The claim has had a strange afterlife. It’s been quoted so often that it’s become one of those ideas that floats through the culture, detached from its source, developing a patina of wisdom it might not have earned. Other writers have proposed similar frameworks—there are only two stories, or three, or seven, depending on who’s doing the counting. But Borges’s formulation has a particular power because it feels like it comes from someone who actually knew what he was talking about, someone whose authority was built on a lifetime of reading and thinking.

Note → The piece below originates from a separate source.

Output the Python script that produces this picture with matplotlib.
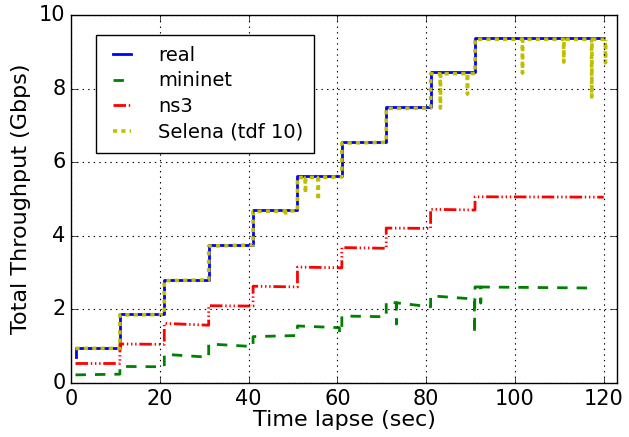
import numpy as np
import matplotlib
matplotlib.use("Agg")
import matplotlib.pyplot as plt

plt.style.use("classic")
plt.rcParams["lines.scale_dashes"] = False
plt.rcParams["font.family"] = ["DejaVu Sans"]

# ---------------- data ----------------
step_times = [1, 11, 21, 31, 41, 51, 61, 71, 81, 91]

real_levels = [0.94, 1.87, 2.81, 3.75, 4.69, 5.62, 6.56, 7.50, 8.44, 9.37]
real_first = 0.70
real_end = 120.0

selena_levels_start = [0.94, 1.85, 2.78, 3.72, 4.66, 5.58, 6.52, 7.46, 8.40, 9.34]
selena_levels_end = [0.94, 1.86, 2.80, 3.75, 4.68, 5.60, 6.54, 7.47, 8.41, 9.34]
selena_end = 120.5
selena_dip_t = [48.3, 52.8, 55.7, 83.2, 89.3, 101.7, 111.0, 117.3, 120.4]
selena_dip_v = [4.55, 5.16, 4.97, 7.47, 7.85, 8.42, 8.72, 7.77, 8.70]

mininet_start = [0.22, 0.45, 0.78, 1.06, 1.26, 1.55, 1.82, 2.21, 2.37, 2.61]
mininet_end = [0.24, 0.44, 0.70, 0.99, 1.29, 1.50, 1.80, 2.07, 2.28, 2.58]
mininet_end_t = 117.8
mininet_dip_t = [60.5, 73.3, 90.9, 92.3]
mininet_dip_v = [1.36, 1.60, 1.33, 2.17]

ns3_start = [0.53, 1.06, 1.62, 2.10, 2.63, 3.15, 3.68, 4.21, 4.72, 5.06]
ns3_end = [0.53, 1.05, 1.57, 2.09, 2.61, 3.13, 3.66, 4.20, 4.70, 5.05]
ns3_end_t = 120.0

x_ticks = [0, 20, 40, 60, 80, 100, 120]
y_ticks = [0, 2, 4, 6, 8, 10]


def build(times, starts, ends, t_end, dip_t=(), dip_v=()):
    bounds = list(times) + [t_end]
    xs, ys = [], []
    for i in range(len(times)):
        xs += [bounds[i], bounds[i + 1]]
        ys += [starts[i], ends[i]]
    xs = np.array(xs, float)
    ys = np.array(ys, float)
    for td, vd in zip(dip_t, dip_v):
        base = np.interp(td, xs, ys)
        k = np.searchsorted(xs, td)
        xs = np.insert(xs, k, [td - 0.05, td, td + 0.05])
        ys = np.insert(ys, k, [base, vd, base])
    return xs, ys


rx, ry = build(step_times, real_levels, real_levels, real_end)
rx = np.insert(rx, 0, step_times[0])
ry = np.insert(ry, 0, real_first)
mx, my = build(step_times, mininet_start, mininet_end, mininet_end_t,
               mininet_dip_t, mininet_dip_v)
nx, ny = build(step_times, ns3_start, ns3_end, ns3_end_t)
sx, sy = build(step_times, selena_levels_start, selena_levels_end, selena_end,
               selena_dip_t, selena_dip_v)

# ---------------- figure ----------------
fig = plt.figure(figsize=(6.29, 4.37), dpi=100, facecolor="white")
ax = fig.add_axes([0.113, 0.1236, 0.868, 0.8421])
ax.set_facecolor("white")

ax.plot(rx, ry, color="b", lw=2, label="real")
ax.plot(mx, my, color="g", lw=2, linestyle=(0, (7.5, 6.5)), label="mininet")
ax.plot(nx, ny, color="r", lw=2, linestyle=(0, (9, 2, 1, 2, 1, 2, 1, 2)), label="ns3")
ax.plot(sx, sy, color="y", lw=2.6, linestyle=(0, (3, 3)), label="Selena (tdf 10)")

ax.set_xlim(0, 123)
ax.set_ylim(0, 10)
ax.set_xticks(x_ticks)
ax.set_yticks(y_ticks)
ax.tick_params(labelsize=15, direction="in", length=4, pad=4)
ax.grid(True, color="k", linestyle=(0, (1, 3)), linewidth=0.8)
ax.set_xlabel("Time lapse (sec)", fontsize=16, labelpad=1)
ax.set_ylabel("Total Throughput (Gbps)", fontsize=16, labelpad=6)

leg = ax.legend(loc="upper left", bbox_to_anchor=(0.046, 0.946), borderaxespad=0,
                fontsize=14, handlelength=1.55, handletextpad=1.1,
                labelspacing=0.35, borderpad=0.55, fancybox=False)
leg.get_frame().set_edgecolor("k")
leg.get_frame().set_linewidth(1)

fig.savefig("out.png", dpi=100, facecolor="white")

It shows up in screenwriting books and writing workshops. It’s on Instagram next to photographs of sunsets. People invoke it when they want to sound smart about art, and that’s fine—at least it means they’re thinking about patterns, about what connects us across time and culture. But there’s something that happens when you really sit with Borges’s idea, something that shifts in how you experience the stories around you.

Maybe that’s what Borges was doing when he made this claim so late in his life. He wasn’t trying to limit storytelling or suggest that nothing new could ever be written. He was offering a map, a way of seeing. If you understand that every story is a variation on one of these four patterns, you stop seeing the differences between them as random. You start seeing instead how deeply, how profoundly, all human stories are telling the same story—the story of what it means to be trapped, to long for home, to search for something beyond yourself, to sacrifice something sacred.

In a world drowning in content, in narratives streaming at us constantly from every device, Borges’s claim feels less like limitation and more like permission. It lets you stop searching for something entirely new and instead ask: Which of these four am I telling right now? What transformation am I attempting? Because whether you know it or not, that’s what you’re always doing. You’re always defending a city, coming home, questing, sacrificing. The only question is which story is yours, and how you’ll tell it.